What is being asked:
Below are some records. Retype exactly the lines from the one containing "Write the matplotlib code for this chart." through the one containing "frame = '#808080'", both included, skipping every picture.
═══ Records for processing
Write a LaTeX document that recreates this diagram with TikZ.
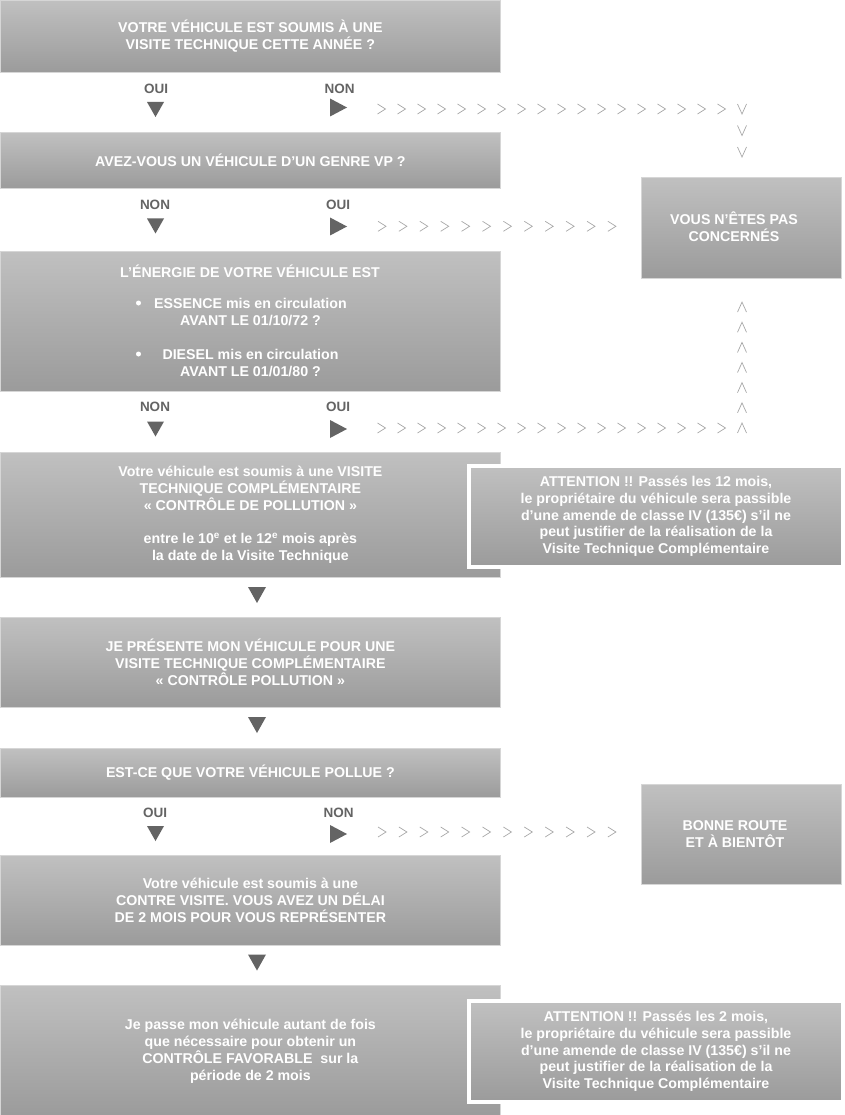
══════
═══ Records for processing
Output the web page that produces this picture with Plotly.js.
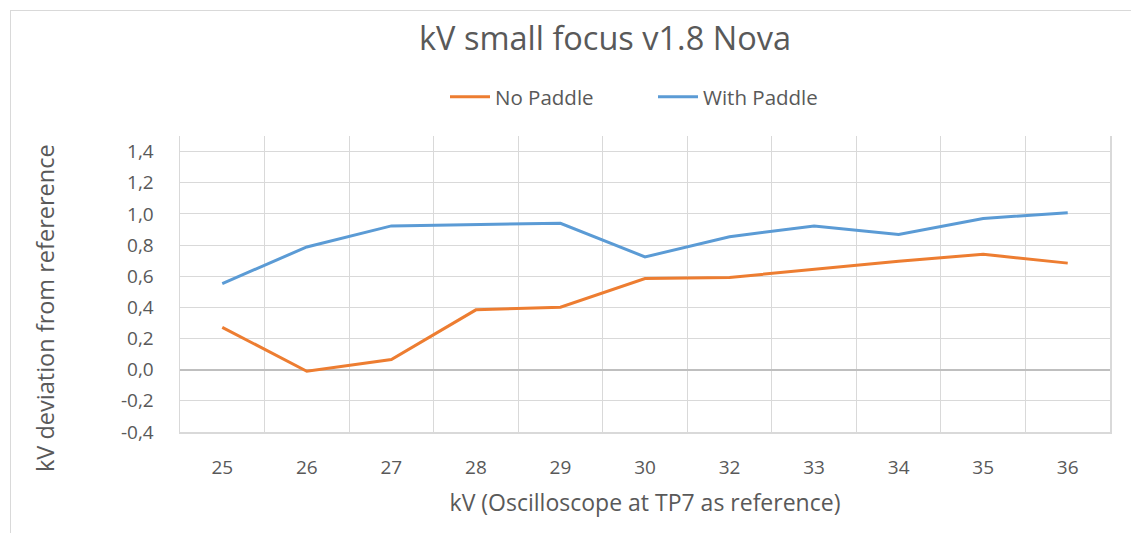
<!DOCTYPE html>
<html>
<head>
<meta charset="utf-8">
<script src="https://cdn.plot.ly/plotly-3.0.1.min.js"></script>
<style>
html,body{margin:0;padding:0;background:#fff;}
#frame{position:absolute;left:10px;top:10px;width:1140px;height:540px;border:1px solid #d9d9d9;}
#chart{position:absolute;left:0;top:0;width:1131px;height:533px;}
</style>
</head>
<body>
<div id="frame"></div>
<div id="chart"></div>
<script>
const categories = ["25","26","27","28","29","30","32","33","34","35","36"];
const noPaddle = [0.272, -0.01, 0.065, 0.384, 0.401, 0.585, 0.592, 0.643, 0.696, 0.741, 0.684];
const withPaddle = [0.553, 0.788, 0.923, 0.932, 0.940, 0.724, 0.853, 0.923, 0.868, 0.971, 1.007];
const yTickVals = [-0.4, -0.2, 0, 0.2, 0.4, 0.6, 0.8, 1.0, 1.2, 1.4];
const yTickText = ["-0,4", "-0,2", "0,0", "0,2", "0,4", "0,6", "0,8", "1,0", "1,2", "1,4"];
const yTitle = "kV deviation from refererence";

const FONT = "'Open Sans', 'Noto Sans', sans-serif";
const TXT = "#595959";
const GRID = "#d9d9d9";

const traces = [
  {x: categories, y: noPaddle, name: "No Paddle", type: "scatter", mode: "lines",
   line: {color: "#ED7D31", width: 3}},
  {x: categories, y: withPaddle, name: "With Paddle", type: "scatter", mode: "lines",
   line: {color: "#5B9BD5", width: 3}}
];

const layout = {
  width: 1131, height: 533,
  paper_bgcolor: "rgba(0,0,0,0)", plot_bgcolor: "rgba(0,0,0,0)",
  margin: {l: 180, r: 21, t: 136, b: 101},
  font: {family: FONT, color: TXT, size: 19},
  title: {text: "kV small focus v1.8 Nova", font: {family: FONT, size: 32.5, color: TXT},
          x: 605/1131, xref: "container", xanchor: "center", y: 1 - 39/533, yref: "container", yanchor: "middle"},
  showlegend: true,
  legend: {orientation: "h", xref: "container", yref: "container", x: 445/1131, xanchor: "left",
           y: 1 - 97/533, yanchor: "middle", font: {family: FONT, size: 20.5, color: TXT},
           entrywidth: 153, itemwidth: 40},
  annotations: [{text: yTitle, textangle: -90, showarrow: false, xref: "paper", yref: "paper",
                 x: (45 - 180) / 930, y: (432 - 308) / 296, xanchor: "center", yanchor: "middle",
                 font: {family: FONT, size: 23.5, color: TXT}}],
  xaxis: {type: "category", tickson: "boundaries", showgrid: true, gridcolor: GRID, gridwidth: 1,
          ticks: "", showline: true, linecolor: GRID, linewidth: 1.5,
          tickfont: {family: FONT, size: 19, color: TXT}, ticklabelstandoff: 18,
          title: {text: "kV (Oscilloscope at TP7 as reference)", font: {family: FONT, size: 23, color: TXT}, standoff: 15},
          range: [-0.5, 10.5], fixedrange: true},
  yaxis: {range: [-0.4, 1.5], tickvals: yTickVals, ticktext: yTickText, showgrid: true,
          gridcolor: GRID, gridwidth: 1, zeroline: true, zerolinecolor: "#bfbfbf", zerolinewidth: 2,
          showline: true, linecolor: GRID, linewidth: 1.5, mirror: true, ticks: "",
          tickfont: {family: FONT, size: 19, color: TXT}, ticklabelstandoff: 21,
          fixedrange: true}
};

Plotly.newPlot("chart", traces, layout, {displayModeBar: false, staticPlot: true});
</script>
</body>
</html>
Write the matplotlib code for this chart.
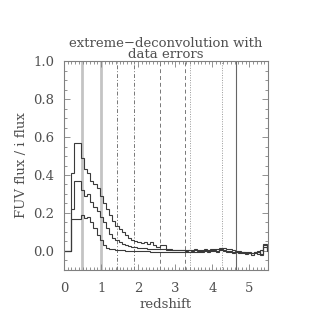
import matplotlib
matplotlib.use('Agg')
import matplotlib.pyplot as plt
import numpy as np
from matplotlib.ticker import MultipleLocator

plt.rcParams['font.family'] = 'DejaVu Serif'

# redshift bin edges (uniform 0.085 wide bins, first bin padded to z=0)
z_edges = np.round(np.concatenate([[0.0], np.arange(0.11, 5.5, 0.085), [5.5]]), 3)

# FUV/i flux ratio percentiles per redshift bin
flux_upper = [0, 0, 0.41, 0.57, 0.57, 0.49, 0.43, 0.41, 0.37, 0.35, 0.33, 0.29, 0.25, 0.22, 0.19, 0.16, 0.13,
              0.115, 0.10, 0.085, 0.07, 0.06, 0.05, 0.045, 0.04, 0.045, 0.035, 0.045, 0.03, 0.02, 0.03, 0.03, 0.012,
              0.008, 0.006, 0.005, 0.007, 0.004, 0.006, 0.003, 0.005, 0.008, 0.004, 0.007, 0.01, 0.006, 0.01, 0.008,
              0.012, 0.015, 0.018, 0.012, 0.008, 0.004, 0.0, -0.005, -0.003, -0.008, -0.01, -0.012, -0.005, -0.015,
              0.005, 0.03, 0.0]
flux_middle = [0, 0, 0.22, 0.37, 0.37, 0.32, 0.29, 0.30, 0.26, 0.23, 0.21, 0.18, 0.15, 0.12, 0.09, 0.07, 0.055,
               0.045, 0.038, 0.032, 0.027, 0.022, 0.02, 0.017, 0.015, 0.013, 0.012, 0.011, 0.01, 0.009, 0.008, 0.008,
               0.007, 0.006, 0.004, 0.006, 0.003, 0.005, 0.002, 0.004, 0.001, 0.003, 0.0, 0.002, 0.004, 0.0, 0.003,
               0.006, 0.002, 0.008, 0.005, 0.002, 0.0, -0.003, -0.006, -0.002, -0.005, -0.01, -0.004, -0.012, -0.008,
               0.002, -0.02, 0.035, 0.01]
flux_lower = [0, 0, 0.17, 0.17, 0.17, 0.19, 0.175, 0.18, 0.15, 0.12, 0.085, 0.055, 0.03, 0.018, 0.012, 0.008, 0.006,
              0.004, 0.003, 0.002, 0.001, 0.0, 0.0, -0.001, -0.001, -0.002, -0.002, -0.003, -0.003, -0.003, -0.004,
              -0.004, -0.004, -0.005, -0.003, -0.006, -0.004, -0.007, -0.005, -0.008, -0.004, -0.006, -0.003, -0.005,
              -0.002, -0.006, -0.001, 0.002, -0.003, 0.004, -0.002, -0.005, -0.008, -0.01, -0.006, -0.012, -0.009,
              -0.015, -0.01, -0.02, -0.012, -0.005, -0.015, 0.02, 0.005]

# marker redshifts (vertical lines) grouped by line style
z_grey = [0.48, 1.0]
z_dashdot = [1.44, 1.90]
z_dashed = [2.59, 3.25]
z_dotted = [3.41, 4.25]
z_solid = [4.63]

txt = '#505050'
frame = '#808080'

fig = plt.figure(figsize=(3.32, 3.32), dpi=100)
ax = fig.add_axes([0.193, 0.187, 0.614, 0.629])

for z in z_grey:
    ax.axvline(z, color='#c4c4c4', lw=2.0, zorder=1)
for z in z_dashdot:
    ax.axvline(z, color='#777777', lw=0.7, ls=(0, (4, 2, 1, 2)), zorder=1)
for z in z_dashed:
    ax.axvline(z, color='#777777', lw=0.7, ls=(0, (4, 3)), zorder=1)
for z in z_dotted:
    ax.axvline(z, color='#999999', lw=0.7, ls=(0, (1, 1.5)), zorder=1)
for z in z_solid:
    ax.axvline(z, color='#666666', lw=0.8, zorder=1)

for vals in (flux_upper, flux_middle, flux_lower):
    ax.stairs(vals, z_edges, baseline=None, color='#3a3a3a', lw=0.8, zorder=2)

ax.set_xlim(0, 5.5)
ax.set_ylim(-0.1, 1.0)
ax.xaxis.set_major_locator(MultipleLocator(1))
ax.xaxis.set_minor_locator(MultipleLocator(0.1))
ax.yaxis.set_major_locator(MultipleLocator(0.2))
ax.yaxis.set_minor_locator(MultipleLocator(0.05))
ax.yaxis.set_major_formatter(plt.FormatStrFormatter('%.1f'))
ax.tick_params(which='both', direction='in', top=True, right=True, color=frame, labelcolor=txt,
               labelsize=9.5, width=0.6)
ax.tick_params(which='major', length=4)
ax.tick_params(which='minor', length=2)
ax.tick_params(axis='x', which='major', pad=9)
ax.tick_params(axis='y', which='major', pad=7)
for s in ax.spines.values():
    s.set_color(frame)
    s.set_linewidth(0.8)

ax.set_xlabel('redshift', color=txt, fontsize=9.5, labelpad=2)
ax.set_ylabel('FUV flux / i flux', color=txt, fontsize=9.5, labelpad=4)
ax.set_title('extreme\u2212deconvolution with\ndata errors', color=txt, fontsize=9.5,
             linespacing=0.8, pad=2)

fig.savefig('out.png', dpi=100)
══════
═══ Records for processing
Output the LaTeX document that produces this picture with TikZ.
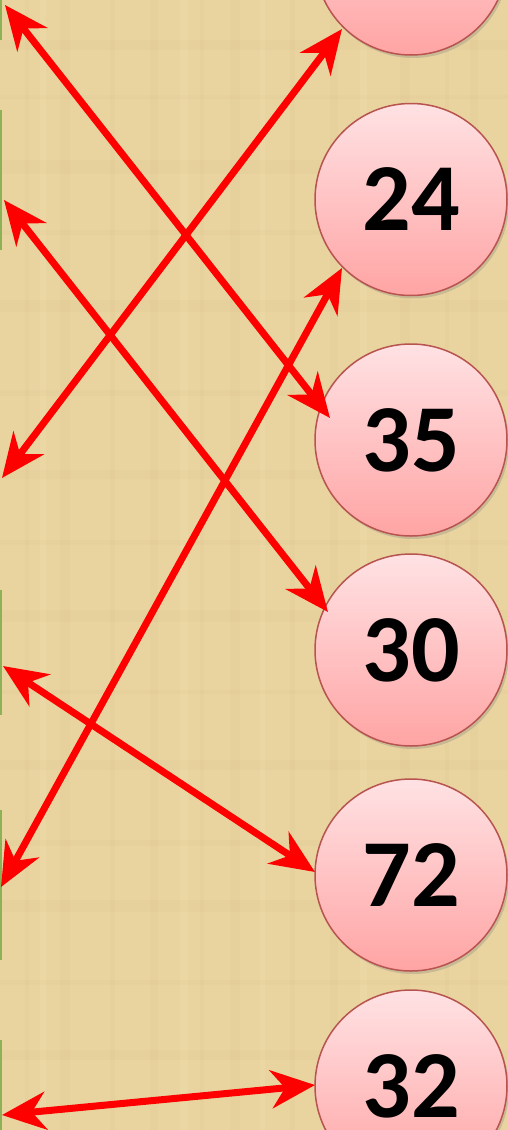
══════
Output of the task:
Write the matplotlib code for this chart.
import matplotlib
matplotlib.use('Agg')
import matplotlib.pyplot as plt
import numpy as np
from matplotlib.ticker import MultipleLocator

plt.rcParams['font.family'] = 'DejaVu Serif'

# redshift bin edges (uniform 0.085 wide bins, first bin padded to z=0)
z_edges = np.round(np.concatenate([[0.0], np.arange(0.11, 5.5, 0.085), [5.5]]), 3)

# FUV/i flux ratio percentiles per redshift bin
flux_upper = [0, 0, 0.41, 0.57, 0.57, 0.49, 0.43, 0.41, 0.37, 0.35, 0.33, 0.29, 0.25, 0.22, 0.19, 0.16, 0.13,
              0.115, 0.10, 0.085, 0.07, 0.06, 0.05, 0.045, 0.04, 0.045, 0.035, 0.045, 0.03, 0.02, 0.03, 0.03, 0.012,
              0.008, 0.006, 0.005, 0.007, 0.004, 0.006, 0.003, 0.005, 0.008, 0.004, 0.007, 0.01, 0.006, 0.01, 0.008,
              0.012, 0.015, 0.018, 0.012, 0.008, 0.004, 0.0, -0.005, -0.003, -0.008, -0.01, -0.012, -0.005, -0.015,
              0.005, 0.03, 0.0]
flux_middle = [0, 0, 0.22, 0.37, 0.37, 0.32, 0.29, 0.30, 0.26, 0.23, 0.21, 0.18, 0.15, 0.12, 0.09, 0.07, 0.055,
               0.045, 0.038, 0.032, 0.027, 0.022, 0.02, 0.017, 0.015, 0.013, 0.012, 0.011, 0.01, 0.009, 0.008, 0.008,
               0.007, 0.006, 0.004, 0.006, 0.003, 0.005, 0.002, 0.004, 0.001, 0.003, 0.0, 0.002, 0.004, 0.0, 0.003,
               0.006, 0.002, 0.008, 0.005, 0.002, 0.0, -0.003, -0.006, -0.002, -0.005, -0.01, -0.004, -0.012, -0.008,
               0.002, -0.02, 0.035, 0.01]
flux_lower = [0, 0, 0.17, 0.17, 0.17, 0.19, 0.175, 0.18, 0.15, 0.12, 0.085, 0.055, 0.03, 0.018, 0.012, 0.008, 0.006,
              0.004, 0.003, 0.002, 0.001, 0.0, 0.0, -0.001, -0.001, -0.002, -0.002, -0.003, -0.003, -0.003, -0.004,
              -0.004, -0.004, -0.005, -0.003, -0.006, -0.004, -0.007, -0.005, -0.008, -0.004, -0.006, -0.003, -0.005,
              -0.002, -0.006, -0.001, 0.002, -0.003, 0.004, -0.002, -0.005, -0.008, -0.01, -0.006, -0.012, -0.009,
              -0.015, -0.01, -0.02, -0.012, -0.005, -0.015, 0.02, 0.005]

# marker redshifts (vertical lines) grouped by line style
z_grey = [0.48, 1.0]
z_dashdot = [1.44, 1.90]
z_dashed = [2.59, 3.25]
z_dotted = [3.41, 4.25]
z_solid = [4.63]

txt = '#505050'
frame = '#808080'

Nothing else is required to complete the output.